J spent a day sick at home last week. It was a minor illness, so he was very antsy about being inside all day. He pulled out his dice to pass the time. J's great aunt had given him the Tenzi Game (affiliate link) over the summer. We haven't played it the way it's supposed to be played (getting all 10 dice to show the same number, which sounds like some super Yahtzee game), but we now have 40 dice to play with however we want. This is heaven for this math mama! Let me tell you some fun math games we've played with them and how we plan to continue to grow and develop mathematically with the dice.

We started out with each person having their own color of dice, so we can easily distinguish who rolled what.

__The Bigger Number Wins!__**J actually came up with this game on his own. We started out with one dice (aka. die) each. We rolled the dice, and J first counted the dots on each die and told me which die had the most dots.

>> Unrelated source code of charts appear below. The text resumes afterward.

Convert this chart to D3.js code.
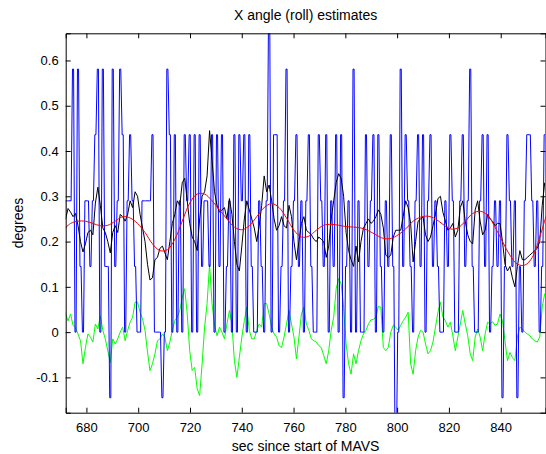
<!DOCTYPE html>
<html>
<head>
<meta charset="utf-8">
<script src="https://cdn.jsdelivr.net/npm/d3@7"></script>
<style>
  html, body { margin: 0; padding: 0; background: #fff; }
  svg { display: block; }
  text { font-family: "Liberation Sans", Arial, Helvetica, sans-serif; }
</style>
</head>
<body>
<svg id="chart" width="546" height="454"></svg>
<script>
// ---------------- data ----------------
const titleText = "X angle (roll) estimates";
const xLabelText = "sec since start of MAVS";
const yLabelText = "degrees";

const xTicks = [680, 700, 720, 740, 760, 780, 800, 820, 840];
const yTicks = [-0.1, 0, 0.1, 0.2, 0.3, 0.4, 0.5, 0.6];
const xRange = [672, 857.3];
const yRange = [-0.178, 0.66];

// sample timing of the raw / filtered series (seconds)
const sampleStart = 671.0;
const sampleStep = 0.9587;

// raw quantised estimate (blue)
const rawRoll = [
 0.145,0.29,0.29,0.29,0.581,0,0.581,0.145,0,0.29,
 0.29,0.145,0.29,0.436,0.581,0,0.581,0.145,0.145,-0.145,
 0.581,0.145,0.29,0.581,0.436,0,0.29,0.436,0.29,0.145,
 0,0,0.29,0.29,0.29,0.29,0.436,0,0,0,
 -0.145,0,0.581,0.436,0,0.436,0,0.29,0,0.436,
 0.29,0.436,0,0.436,0,0.436,0.145,0.29,0.29,0.145,
 0.436,0,0.436,0.145,0.436,0,0.145,0.29,0,0.436,
 0,0.436,0.29,0.436,0,0.436,0.145,0,0,0.29,
 0.145,0,0.29,0.726,0,0.436,0.436,0,0.145,0.29,
 0.581,0,0.145,0.29,0.436,0.145,0.29,0,0.29,0.436,
 0.145,0,0,0.436,0.29,0.145,0.436,0,0.29,0.145,
 0.436,0,0.436,-0.145,0.145,0.29,0,0.581,0,0.29,
 0,0,0.436,0.145,0.29,0.436,0,0.436,0.145,0,
 0.29,0.145,0.436,0.145,-0.29,0,0.581,0.145,0.436,0.29,
 0.145,0,0.29,0.436,0.145,0.436,0,0.29,0.436,0.145,
 0.29,0.145,0,0,0.29,0.145,0.436,0.29,0,0,
 0.29,0.436,0.145,0.29,0.581,0.145,0,0,0.29,0.436,
 0.145,0.436,0,0.145,0.29,0.145,0.29,-0.145,0.145,0.436,
 0.29,0.145,0.29,-0.145,0.145,0,0.29,0.436,0.436,0.29,
 0.145,0.29,0,0.145,0.436
];

// filtered estimate (black)
const filtRoll = [
 0.248,0.25,0.273,0.265,0.255,0.262,0.235,0.2,0.177,0.195,
 0.22,0.225,0.215,0.285,0.32,0.28,0.23,0.22,0.2,0.175,
 0.22,0.235,0.22,0.26,0.255,0.245,0.26,0.29,0.275,0.31,
 0.3,0.26,0.23,0.2,0.15,0.115,0.12,0.16,0.165,0.185,
 0.19,0.175,0.16,0.2,0.24,0.26,0.29,0.28,0.33,0.34,
 0.29,0.24,0.21,0.2,0.18,0.25,0.3,0.31,0.345,0.445,
 0.38,0.31,0.28,0.265,0.27,0.275,0.25,0.295,0.26,0.2,
 0.15,0.135,0.19,0.25,0.29,0.27,0.25,0.23,0.2,0.235,
 0.28,0.345,0.31,0.325,0.29,0.25,0.225,0.235,0.255,0.235,
 0.23,0.28,0.255,0.2,0.16,0.2,0.24,0.255,0.225,0.22,
 0.215,0.205,0.2,0.21,0.205,0.2,0.165,0.19,0.25,0.29,
 0.33,0.35,0.34,0.3,0.22,0.18,0.16,0.145,0.19,0.155,
 0.2,0.23,0.24,0.25,0.24,0.245,0.255,0.27,0.26,0.23,
 0.17,0.165,0.17,0.21,0.225,0.225,0.225,0.255,0.29,0.275,
 0.24,0.155,0.2,0.245,0.25,0.255,0.215,0.2,0.21,0.235,
 0.26,0.295,0.3,0.265,0.245,0.225,0.23,0.24,0.21,0.225,
 0.275,0.29,0.245,0.215,0.2,0.195,0.27,0.29,0.245,0.215,
 0.225,0.26,0.25,0.245,0.235,0.24,0.24,0.2,0.15,0.135,
 0.145,0.12,0.1,0.145,0.18,0.16,0.16,0.165,0.17,0.175,
 0.18,0.185,0.2,0.28,0.33
];

// difference / residual (green)
const residRoll = [
 0.055,0.04,0.025,0.04,0.015,0.01,-0.004,-0.019,-0.07,-0.034,
 -0.004,-0.011,-0.022,0.018,0.007,0.036,0.004,-0.015,-0.041,-0.067,
 -0.015,-0.026,-0.015,0,0.011,-0.019,0.004,0.022,0.033,0.066,
 0.066,0.044,0.029,0.004,-0.044,-0.085,-0.07,-0.048,-0.019,-0.015,
 -0.004,-0.011,-0.041,-0.022,0.004,0.025,0.033,0.048,0.077,0.096,
 0.04,-0.041,-0.085,-0.078,-0.125,-0.14,-0.07,0.011,0.063,0.15,
 0.063,0.015,-0.008,0.011,0,-0.015,0.018,0.048,0.018,-0.063,
 -0.1,-0.056,-0.011,0.025,0.055,0.004,-0.015,-0.015,0.004,0.018,
 0.011,0.063,0.063,0.04,0.011,-0.004,-0.011,-0.03,-0.034,-0.011,
 0.018,0.048,0.018,-0.011,-0.059,-0.011,0.04,0.055,0.018,0.004,
 -0.015,-0.019,-0.022,-0.03,-0.034,-0.052,-0.07,-0.041,0.004,0.033,
 0.096,0.118,0.107,0.055,-0.026,-0.07,-0.093,-0.048,-0.07,-0.041,
 -0.019,-0.004,0.004,0.018,0.027,0.028,0.033,0.057,0.055,-0.034,
 -0.041,-0.034,0,0.015,0.011,0.004,0.015,0.025,0.033,0.044,
 -0.07,-0.093,-0.041,-0.011,0.004,0,-0.026,-0.048,-0.041,-0.022,
 0.011,0.044,0.066,0.033,0.025,0.011,0.022,-0.008,-0.041,-0.011,
 0.018,0.048,0.018,-0.008,-0.048,-0.063,-0.011,0.007,-0.011,-0.041,
 -0.004,0.022,0.018,0.023,0.015,0.018,0.04,0.025,-0.019,-0.063,
 -0.045,-0.056,-0.063,-0.011,0.011,0.007,0,-0.004,-0.008,-0.015,
 -0.019,-0.022,-0.011,0.055,0.085
];

// smoothed estimate (red), one knot every 3 samples
const smoothRoll = [
 0.225,0.24,0.245,0.245,0.24,0.235,0.236,0.245,0.255,0.252,
 0.24,0.22,0.195,0.18,0.182,0.205,0.245,0.285,0.305,0.305,
 0.29,0.27,0.25,0.232,0.226,0.235,0.255,0.275,0.284,0.275,
 0.252,0.225,0.21,0.212,0.225,0.236,0.238,0.236,0.233,0.232,
 0.23,0.224,0.215,0.207,0.207,0.215,0.228,0.245,0.254,0.256,
 0.25,0.238,0.228,0.23,0.245,0.262,0.267,0.258,0.232,0.2,
 0.17,0.15,0.148,0.165,0.21,0.265
];
const smoothKnotEvery = 3;

// ---------------- drawing ----------------
const plot = { left: 65.7, right: 545.5, top: 33.3, bottom: 412.7 };

const svg = d3.select("#chart");
const x = d3.scaleLinear().domain(xRange).range([plot.left, plot.right]);
const y = d3.scaleLinear().domain(yRange).range([plot.bottom, plot.top]);

svg.append("defs").append("clipPath").attr("id", "clip")
  .append("rect")
  .attr("x", plot.left).attr("y", plot.top)
  .attr("width", plot.right - plot.left).attr("height", plot.bottom - plot.top);

const tOf = i => sampleStart + i * sampleStep;
const filtPts = filtRoll.map((v, i) => [tOf(i), v]);
const residPts = residRoll.map((v, i) => [tOf(i), v]);
const smoothPts = smoothRoll.map((v, k) => [tOf(k * smoothKnotEvery), v]);
// each raw sample is held for a short plateau around its sample time
const hold = 0.22 * sampleStep;
const rawPts = rawRoll.flatMap((v, i) => [[tOf(i) - hold, v], [tOf(i) + hold, v]]);

const g = svg.append("g").attr("clip-path", "url(#clip)");

const lineLin = d3.line().x(d => x(d[0])).y(d => y(d[1]));
const lineSmooth = d3.line().x(d => x(d[0])).y(d => y(d[1])).curve(d3.curveCatmullRom);

g.append("path").datum(residPts).attr("d", lineLin)
  .attr("fill", "none").attr("stroke", "#00ff00").attr("stroke-width", 1);
g.append("path").datum(rawPts).attr("d", lineLin)
  .attr("fill", "none").attr("stroke", "#0000ff").attr("stroke-width", 1)
  .attr("stroke-linejoin", "miter").attr("stroke-miterlimit", 2);
g.append("path").datum(filtPts).attr("d", lineLin)
  .attr("fill", "none").attr("stroke", "#000000").attr("stroke-width", 1);
g.append("path").datum(smoothPts).attr("d", lineSmooth)
  .attr("fill", "none").attr("stroke", "#ff0000").attr("stroke-width", 1);

// axes (MATLAB style: inward ticks, full box)
const fmtY = d => (Math.abs(d) < 1e-9 ? "0" : (d < 0 ? "-" : "") + Math.abs(d).toFixed(1));

const axB = svg.append("g").attr("transform", `translate(0,${plot.bottom})`)
  .call(d3.axisBottom(x).tickValues(xTicks).tickSize(-5).tickPadding(10).tickFormat(d3.format("d")));
const axT = svg.append("g").attr("transform", `translate(0,${plot.top})`)
  .call(d3.axisTop(x).tickValues(xTicks).tickSize(-5).tickFormat(""));
const axL = svg.append("g").attr("transform", `translate(${plot.left},0)`)
  .call(d3.axisLeft(y).tickValues(yTicks).tickSize(-5).tickPadding(7).tickFormat(fmtY));
const axR = svg.append("g").attr("transform", `translate(${plot.right},0)`)
  .call(d3.axisRight(y).tickValues(yTicks).tickSize(-5).tickFormat(""));

[axB, axT, axL, axR].forEach(a => {
  a.select(".domain").attr("stroke", "#000").attr("stroke-width", 1);
  a.selectAll(".tick line").attr("stroke", "#000");
  a.selectAll(".tick text").attr("fill", "#000").style("font-size", "13px")
    .style("font-family", "'Liberation Sans', Arial, sans-serif");
});

svg.append("text").attr("x", (plot.left + plot.right) / 2).attr("y", 20)
  .attr("text-anchor", "middle").style("font-size", "14px").attr("fill", "#000")
  .text(titleText);
svg.append("text").attr("x", (plot.left + plot.right) / 2).attr("y", 451)
  .attr("text-anchor", "middle").style("font-size", "14px").attr("fill", "#000")
  .text(xLabelText);
svg.append("text").attr("transform", `translate(23,${(plot.top + plot.bottom) / 2}) rotate(-90)`)
  .attr("text-anchor", "middle").style("font-size", "14px").attr("fill", "#000")
  .text(yLabelText);
</script>
</body>
</html>
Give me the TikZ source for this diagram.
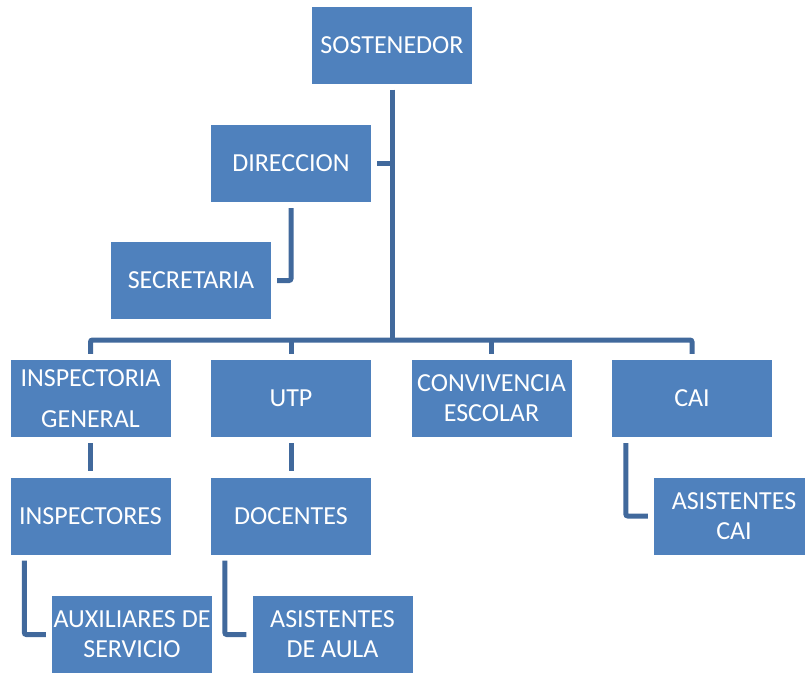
\documentclass[tikz,border=0pt]{standalone}
\usepackage{fontspec}
\setmainfont{Carlito}
\definecolor{boxblue}{HTML}{4F81BD}
\definecolor{linkblue}{HTML}{41699C}
\begin{document}
\begin{tikzpicture}[x=1pt,y=-1pt,
  box/.style={fill=boxblue, draw=none, minimum width=160pt, minimum height=77pt,
    inner sep=0pt, text=white, align=center,
    font=\fontsize{26}{30}\selectfont},
  conn/.style={draw=linkblue, line width=5pt, rounded corners=2pt}]
\useasboundingbox (0,0) rectangle (805,673);
\node[box] (sost) at (392,45) {SOSTENEDOR};
\node[box] (dir) at (291,163.5) {DIRECCION};
\node[box] (sec) at (191,280.5) {SECRETARIA};
\node[box] (insp) at (90.5,398.5) {INSPECTORIA\\[11pt]GENERAL};
\node[box] (utp) at (291,398.5) {UTP};
\node[box] (conv) at (491.5,398.5) {CONVIVENCIA\\ESCOLAR};
\node[box] (cai) at (692,398.5) {CAI};
\node[box] (inspr) at (90.5,516) {INSPECTORES};
\node[box] (doc) at (291,516) {DOCENTES};
\node[box] (acai) at (734,516) {ASISTENTES\\CAI};
\node[box] (aux) at (132,634.5) {AUXILIARES DE\\SERVICIO};
\node[box] (aula) at (332.5,634.5) {ASISTENTES\\DE AULA};
\coordinate (bus) at (392,340);
\draw[conn] ([yshift=-6pt]sost.south) -- (bus);
\draw[conn] ([yshift=6pt]insp.north) -- (insp.north |- bus) -- (cai.north |- bus) -- ([yshift=6pt]cai.north);
\draw[conn] (utp.north |- bus) -- ([yshift=6pt]utp.north);
\draw[conn] (conv.north |- bus) -- ([yshift=6pt]conv.north);
\draw[conn] ([xshift=6pt]dir.east) -- (dir.east -| bus);
\draw[conn] ([yshift=-6pt]dir.south) -- (dir.south |- sec.east) -- ([xshift=6pt]sec.east);
\draw[conn] ([yshift=-6pt]insp.south) -- ([yshift=6pt]inspr.north);
\draw[conn] ([yshift=-6pt]utp.south) -- ([yshift=6pt]doc.north);
\draw[conn] ([xshift=14pt,yshift=-6pt]inspr.south west) coordinate (a1) -- (a1 |- aux.west) -- ([xshift=-6pt]aux.west);
\draw[conn] ([xshift=14pt,yshift=-6pt]doc.south west) coordinate (a2) -- (a2 |- aula.west) -- ([xshift=-6pt]aula.west);
\draw[conn] ([xshift=14pt,yshift=-6pt]cai.south west) coordinate (a3) -- (a3 |- acai.west) -- ([xshift=-6pt]acai.west);
\end{tikzpicture}
\end{document}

As we played more, I encouraged J to make his decisions quicker, without counting.**

This game is great for older toddlers (who won't shove dice in orifices that they shouldn't be in) and preschoolers to understand the concept of greater than/less than.

__Addition: The Bigger Number Wins!__**The next game included two dice each. Again, having different color dice is wonderful for determining what numbers belong to each person.**

We rolled the dice, and J added up the dots on everyone's rolls. Whoever rolled the biggest number wins! J also ranked who came in second, third, and last. We also increased the frequency of rolls and decreased the amount of time between each roll as we progressed. This challenged our 4.5 year old to make quicker decisions and encouraged more mental math rather than counting dots. In our picture example, the yellow dice wins with 11, green comes in second with 10, white is third with 9, and blue is last with 7.

For older kids: This game can be adapted to use more dice for a greater challenge.

__Subtraction: The Smaller Number Wins!__**We haven't played this game yet. I imagine it going something like this:**

Each player gets two dice of the same color. Everyone rolls their dice and each person's smallest number rolled is subtracted from the larger number rolled. Whoever gets the smallest number wins! In our picture example above, we have a tie for first: yellow and blue both have 1. Green comes in next with 2, and white loses with 3.

For older kids: This can also be a two player game with two dice of different colors each. Pick a color to always subtract from the other color. Note that this might give you negative numbers! The smallest number still wins.

__More Math Fun with Dice!__

During his childhood, my husband was given a dice game by his grandpa (he has no idea of what it is called). After his old game broke, John went on to design one for himself on his 3-D printer and uploaded it to Thingiverse (to share with other nerdy people). The goal of the game is to use mathematical operations (you know, please excuse my dear Aunt Sally's loud radio - the mathematical order on how you're supposed to solve complex problems parentheses, exponents, multiplication, division, addition, and subtraction from left to right) on the 5 white dice in order to get the result of the two black dice added together (so on the picture above: how would 2, 3, 3, 3, 6 make 42?). If you want more details on the game or want to print one of your own, visit the Dice Game Thingiverse page. This game is also great for older kids.

Do you have any fun math games you play with dice?